As with so many aspects of HPC, it is about finding a balance – in this case, between the technical staff available to manage a service and the number of users. ‘We speak with a customer before we deliver a solution, to try and find out where they might have holes in their expertise or staff. We do not want to add extra work or extra wheels to this system that might slow them down,’ explained Slack.

‘If they have got a good team of technical staff and they are ‘au fait’ with how to do this, then we can step back and wait for them to request something. We can be as hands on as they want us to be,’ said Slack.

Preventative maintenance helps HPC operators avoid some of the downtime from failed components, but in some cases this can be unavoidable. In these situations it is important that there are proper steps in place to mitigate lost time and recover data.

While individual, random component failures are a potential issue for any system, one thing that cannot be allowed is a loss of power, which would require a HPC system to shut down and abandon any jobs currently running. To avoid this, supercomputers will rely on an uninterrupted power supply (UPS), which ensures power to the computing elements.

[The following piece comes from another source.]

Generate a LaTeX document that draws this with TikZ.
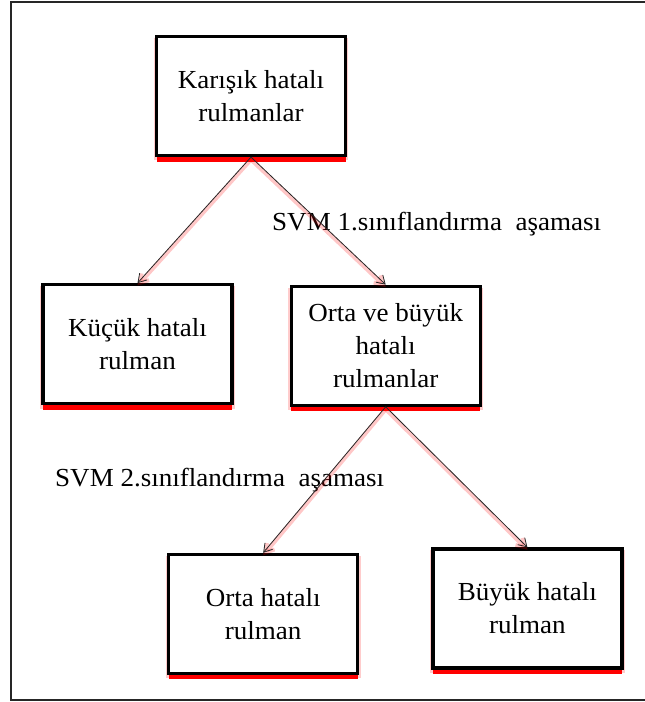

UPS systems also help to reduce the necessity of maintenance by preventing power spikes and noise from reaching the delicate systems – as Leo Craig, general manager at Riello UPS comments.

‘A UPS is really an insurance policy against a number of potential problems. The first main thing is to ensure against power outages on the grid or locally so that the HPC system is unaffected. It also protects the main supply from things like surges, spikes, high-frequency noise and frequency variation.’

‘Things like spikes and high-frequency noise can actually shorten the lifespan of computing equipment, because the power supply and the circuits are completely bombarded by this noise. It might not cause an instantaneous failure but it will build up over time and then you will end up with an infantile failure on servers,’ added Craig.

Something as simple as flicking a light switch can cause a small power spike that will travel through the mains supply of a building, diminishing as it travels. However, if it was to hit a sensitive piece of equipment it might cause damage.

‘If we look at the other end where the national grid is doing what is called ‘grid switching’ to manage the power that is sent to computer facilities,’ said Craig.

‘That is becoming more prevalent because of the introduction of renewable energy into the grid. Instead of having a few large power stations we have got lots of smaller generators like wind or solar farms.’

‘Renewable energy is causing a problem for the national grid in terms of much more frequent grid switching and that grid switching creates noise and spikes which is damaging to computing equipment.’

Craig also noted that UPS systems may begin to play a more important role in the future as stricter regulations are brought in on the use of diesel generators.

‘They are big engines emitting large amounts of CO2 and pollutants.

While the latest ones meet current EU standards, the generators installed in datacentres might not be new – they could be five to 10 years old,’ concluded Craig.